RECORDS SUPPLIED:
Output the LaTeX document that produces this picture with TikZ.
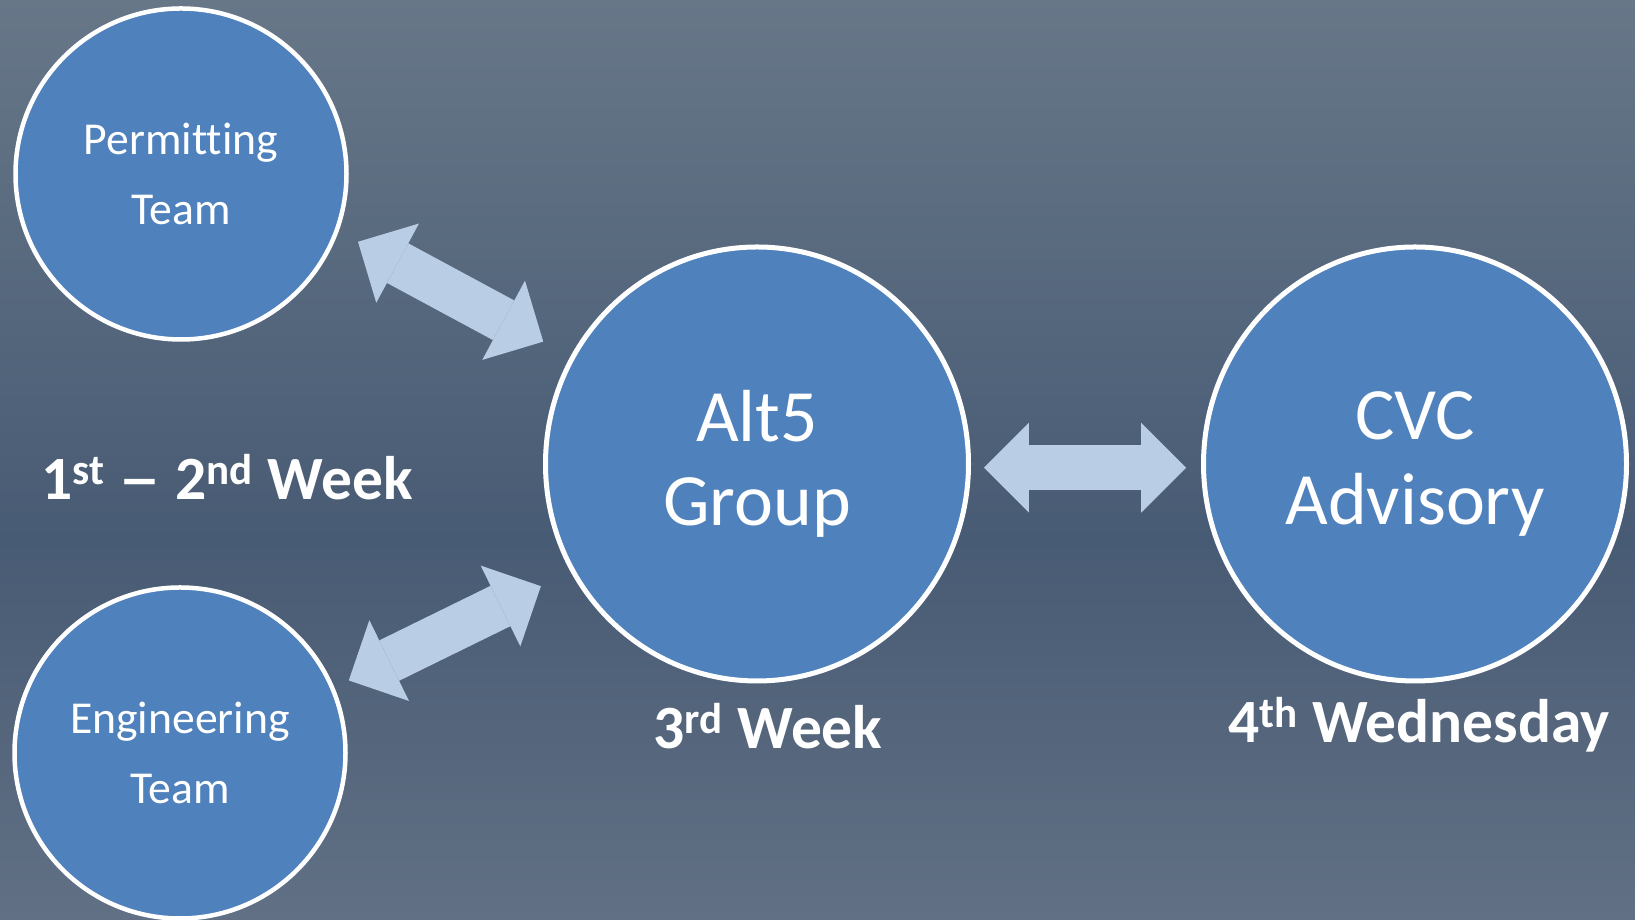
\documentclass[tikz,border=0pt]{standalone}
\usepackage{fontspec}
\setmainfont{Carlito}[Ligatures=NoCommon]
\usetikzlibrary{arrows.meta, shapes.geometric}

\definecolor{bgtop}{RGB}{103,119,136}
\definecolor{bgmid}{RGB}{72,91,116}
\definecolor{bgbot}{RGB}{97,112,132}
\definecolor{discfill}{RGB}{79,129,189}
\definecolor{linkfill}{RGB}{185,205,229}

\begin{document}
\begin{tikzpicture}[
  team/.style={circle, draw=white, line width=0.09cm, fill=discfill, minimum size=6.62cm, align=center, text=white, font=\fontsize{26}{40}\selectfont},
  hub/.style={ellipse, draw=white, line width=0.1cm, fill=discfill, minimum width=8.46cm, minimum height=8.68cm, align=center, text=white, font=\fontsize{42}{48}\selectfont},
  when/.style={text=white, anchor=base, font=\bfseries\fontsize{35}{40}\selectfont},
  link/.style={draw=linkfill, line width=0.9cm, {Triangle[length=0.9cm, width=1.8cm, line width=0pt]}-{Triangle[length=0.9cm, width=1.8cm, line width=0pt]}}
]
  % backdrop, darkest a little below the middle
  \shade[top color=bgtop, bottom color=bgmid] (0,7.6) rectangle (32.7,18.4);
  \shade[top color=bgmid, bottom color=bgbot] (0,0) rectangle (32.7,7.61);
  \useasboundingbox (0,0) rectangle (32.7,18.4);

  \node[team] (permit) at (3.62,14.92) {Permitting\\Team};
  \node[team] (engin) at (3.60,3.34) {Engineering\\Team};
  \node[hub] (alt) at (15.14,9.12) {Alt5\\Group};
  \node[hub] (cvc) at (28.30,9.12) {CVC\\Advisory};

  \node[when] (wk12) at (4.54,8.4) {1\textsuperscript{st} \scalebox{1.4}[1]{--} 2\textsuperscript{nd} Week};
  \node[when] (wk3) at (15.36,3.42) {3\textsuperscript{rd} Week};
  \node[when] (wed) at (28.38,3.54) {4\textsuperscript{th} Wednesday};

  \draw[link, shorten <=0.44cm, shorten >=0.62cm] (permit.-20) -- (alt.150);
  \draw[link, shorten <=0.32cm, shorten >=0.66cm] (engin.23) -- (alt.210);
  \draw[link, shorten <=0.26cm, shorten >=0.30cm] (alt.-1) -- (cvc.181);
\end{tikzpicture}
\end{document}
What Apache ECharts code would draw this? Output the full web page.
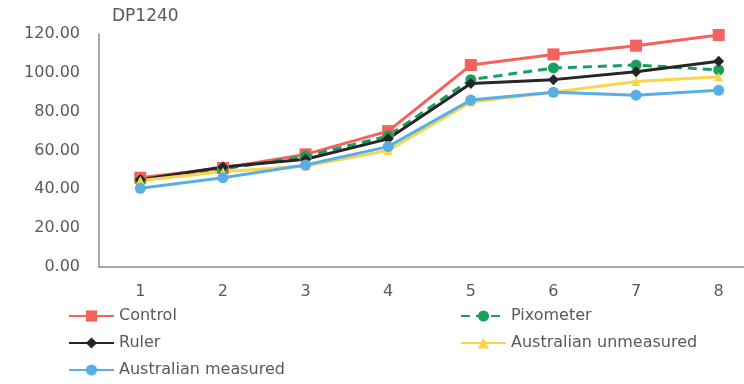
<!DOCTYPE html>
<html><head><meta charset="utf-8">
<script src="https://cdn.jsdelivr.net/npm/echarts@6/dist/echarts.min.js"></script>
<style>html,body{margin:0;padding:0;background:#fff;overflow:hidden}#c{width:760px;height:384px}</style>
</head><body><div id="c"></div>
<script>
const categories = ['1','2','3','4','5','6','7','8'];
const control = [46, 51, 58, 70, 104, 109.5, 114, 119.5];
const pixometer = [44.5, 50.5, 57, 67.5, 96.5, 102.5, 104, 101.5];
const ruler = [45, 51.5, 55.5, 66, 94.5, 96.5, 100.5, 106];
const ausUnmeasured = [44.5, 49, 52, 60, 85, 90, 95.5, 98];
const ausMeasured = [40.5, 46, 52.5, 62, 86, 90, 88.5, 91];
const yTicks = [0, 20, 40, 60, 80, 100, 120];

const font = 'DejaVu Sans, Liberation Sans, sans-serif';
const txt = { fontFamily: font, fontSize: 16, color: '#595959' };
const chart = echarts.init(document.getElementById('c'));
function s(name, data, color, symbol, size, dashed) {
  return {
    name, type: 'line', data, symbol, symbolSize: size,
    lineStyle: { color, width: 3, type: dashed ? [9, 6] : 'solid' },
    itemStyle: { color },
    animation: false
  };
}
function lg(name, left, top) {
  return { left, top, itemWidth: 45, itemHeight: 14, padding: 0, data: [name], textStyle: txt };
}
chart.setOption({
  animation: false,
  title: { text: 'DP1240', left: 112, top: 8, padding: 0, textStyle: { fontFamily: font, fontWeight: 'normal', fontSize: 17, color: '#595959' } },
  grid: { left: 99, top: 34, bottom: 117, right: 0 },
  legend: [
    lg('Control', 68, 308),
    lg('Ruler', 68, 335),
    lg('Australian measured', 68, 362),
    lg('Pixometer', 460, 308),
    lg('Australian unmeasured', 460, 335)
  ],
  xAxis: {
    type: 'category', data: categories, boundaryGap: true,
    axisLine: { lineStyle: { color: '#8c8c8c', width: 1.5 } },
    axisTick: { show: false },
    axisLabel: Object.assign({ margin: 17 }, txt)
  },
  yAxis: {
    type: 'value', min: yTicks[0], max: yTicks[yTicks.length - 1], interval: 20,
    axisLine: { show: true, lineStyle: { color: '#8c8c8c', width: 1.5 } },
    axisTick: { show: false }, splitLine: { show: false },
    axisLabel: Object.assign({ margin: 19, formatter: v => v.toFixed(2) }, txt)
  },
  series: [
    s('Control', control, '#f4625b', 'rect', 12),
    s('Pixometer', pixometer, '#17a05d', 'circle', 11, true),
    s('Ruler', ruler, '#262626', 'diamond', 11),
    s('Australian unmeasured', ausUnmeasured, '#f7d64a', 'triangle', 9),
    s('Australian measured', ausMeasured, '#5aaee6', 'circle', 11)
  ]
});
</script></body></html>
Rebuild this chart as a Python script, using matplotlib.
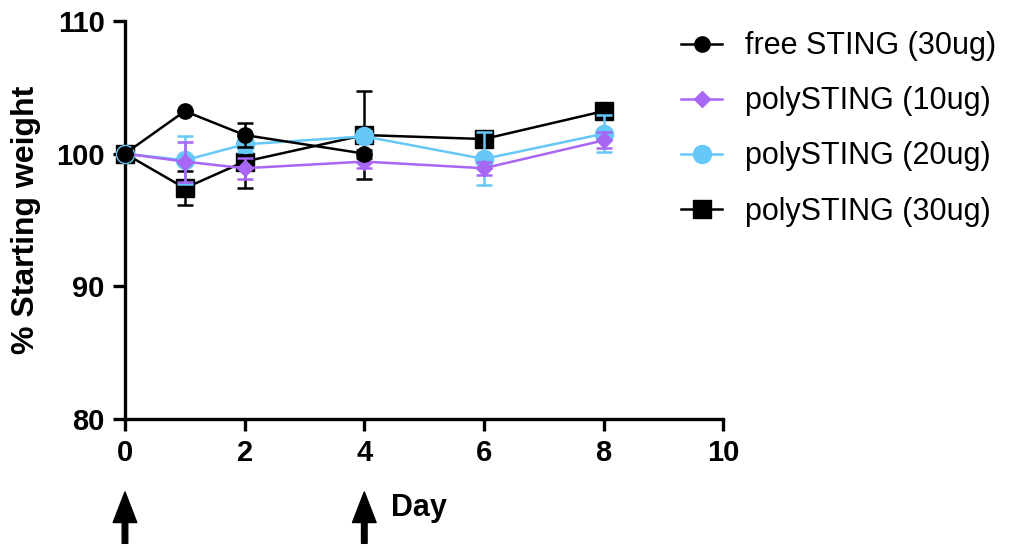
import matplotlib
matplotlib.use("Agg")
import matplotlib.pyplot as plt
from matplotlib.lines import Line2D

plt.rcParams['font.family'] = ['Liberation Sans', 'DejaVu Sans']

# Data
labels = ["free STING (30ug)", "polySTING (10ug)", "polySTING (20ug)", "polySTING (30ug)"]

days_free = [0, 1, 2, 4]
free_30 = [100.0, 103.2, 101.4, 100.0]
free_30_err = [0.0, 0.0, 0.9, 0.3]

days_poly = [0, 1, 2, 4, 6, 8]
poly_10 = [100.0, 99.4, 98.9, 99.4, 98.9, 101.0]
poly_10_err = [0.0, 1.5, 0.8, 0.5, 0.5, 0.6]
poly_20 = [100.0, 99.5, 100.7, 101.3, 99.6, 101.5]
poly_20_err = [0.0, 1.8, 0.6, 0.4, 2.0, 1.4]
poly_30 = [100.0, 97.4, 99.4, 101.4, 101.1, 103.2]
poly_30_err = [0.0, 1.3, 2.0, 3.3, 0.5, 0.5]

purple = '#A866F5'
blue = '#66C8F8'

fig = plt.figure(figsize=(10.21, 5.5), dpi=100)
ax = fig.add_axes([0.1224, 0.238, 0.586, 0.724])

kw = dict(lw=1.8, capsize=6, elinewidth=1.8, capthick=1.8, clip_on=False)
h30 = ax.errorbar(days_poly, poly_30, yerr=poly_30_err, color='black', marker='s',
                  ms=13, zorder=3, **kw)
h20 = ax.errorbar(days_poly, poly_20, yerr=poly_20_err, color=blue, marker='o',
                  ms=13, zorder=4, **kw)
h10 = ax.errorbar(days_poly, poly_10, yerr=poly_10_err, color=purple, marker='D',
                  ms=8, zorder=5, **kw)
hf = ax.errorbar(days_free, free_30, yerr=free_30_err, color='black', marker='o',
                 ms=11, zorder=6, **kw)
for h in (h30, h20, h10, hf):
    for c in h[1] + h[2]:
        c.set_clip_on(False)

ax.set_xlim(0, 10)
ax.set_ylim(80, 110)
ax.set_xticks([0, 2, 4, 6, 8, 10])
ax.set_yticks([80, 90, 100, 110])
for s in ['top', 'right']:
    ax.spines[s].set_visible(False)
for s in ['left', 'bottom']:
    ax.spines[s].set_linewidth(2.4)
ax.tick_params(width=2.4, length=8.5, labelsize=21, pad=6)
for t in ax.get_xticklabels() + ax.get_yticklabels():
    t.set_fontweight('bold')
ax.set_ylabel('% Starting weight', fontsize=23, fontweight='bold')
ax.yaxis.set_label_coords(-0.14, 0.5)

# dosing arrows
trans = ax.get_xaxis_transform()
for d in [0, 4]:
    ax.annotate('', xy=(d, -0.183), xytext=(d, -0.312), xycoords=trans, textcoords=trans,
                annotation_clip=False,
                arrowprops=dict(facecolor='black', edgecolor='black', width=4,
                                headwidth=17, headlength=22, shrink=0))
ax.text(4.45, -0.222, 'Day', transform=trans, fontsize=22, fontweight='bold',
        ha='left', va='center')

handles = [
    Line2D([], [], color='black', marker='o', ms=11, lw=1.8),
    Line2D([], [], color=purple, marker='D', ms=8, lw=1.8),
    Line2D([], [], color=blue, marker='o', ms=13, lw=1.8),
    Line2D([], [], color='black', marker='s', ms=13, lw=1.8),
]
fig.legend(handles, labels, loc='upper left',
           bbox_to_anchor=(0.64, 0.993), frameon=False, fontsize=22,
           handlelength=1.35, labelspacing=0.82, handletextpad=0.75)

fig.savefig('out.png', dpi=100)
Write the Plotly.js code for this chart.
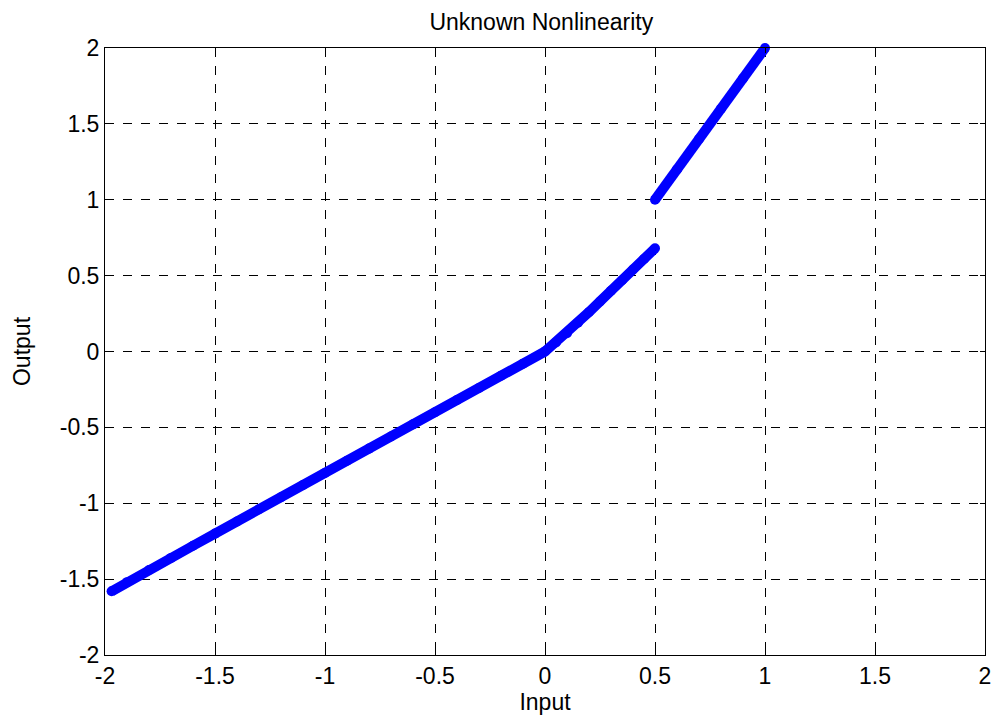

SET TASK: Make an exact copy of the lines from the one with "Rebuild this chart" through the one with "ax = fig.add_axes([0.1224, 0.238, 0.586, 0.724])", both ends in, and nothing else. Drop every picture.

FINISHED ANSWER:
Rebuild this chart as a Python script, using matplotlib.
import matplotlib
matplotlib.use("Agg")
import matplotlib.pyplot as plt
from matplotlib.lines import Line2D

plt.rcParams['font.family'] = ['Liberation Sans', 'DejaVu Sans']

# Data
labels = ["free STING (30ug)", "polySTING (10ug)", "polySTING (20ug)", "polySTING (30ug)"]

days_free = [0, 1, 2, 4]
free_30 = [100.0, 103.2, 101.4, 100.0]
free_30_err = [0.0, 0.0, 0.9, 0.3]

days_poly = [0, 1, 2, 4, 6, 8]
poly_10 = [100.0, 99.4, 98.9, 99.4, 98.9, 101.0]
poly_10_err = [0.0, 1.5, 0.8, 0.5, 0.5, 0.6]
poly_20 = [100.0, 99.5, 100.7, 101.3, 99.6, 101.5]
poly_20_err = [0.0, 1.8, 0.6, 0.4, 2.0, 1.4]
poly_30 = [100.0, 97.4, 99.4, 101.4, 101.1, 103.2]
poly_30_err = [0.0, 1.3, 2.0, 3.3, 0.5, 0.5]

purple = '#A866F5'
blue = '#66C8F8'

fig = plt.figure(figsize=(10.21, 5.5), dpi=100)
ax = fig.add_axes([0.1224, 0.238, 0.586, 0.724])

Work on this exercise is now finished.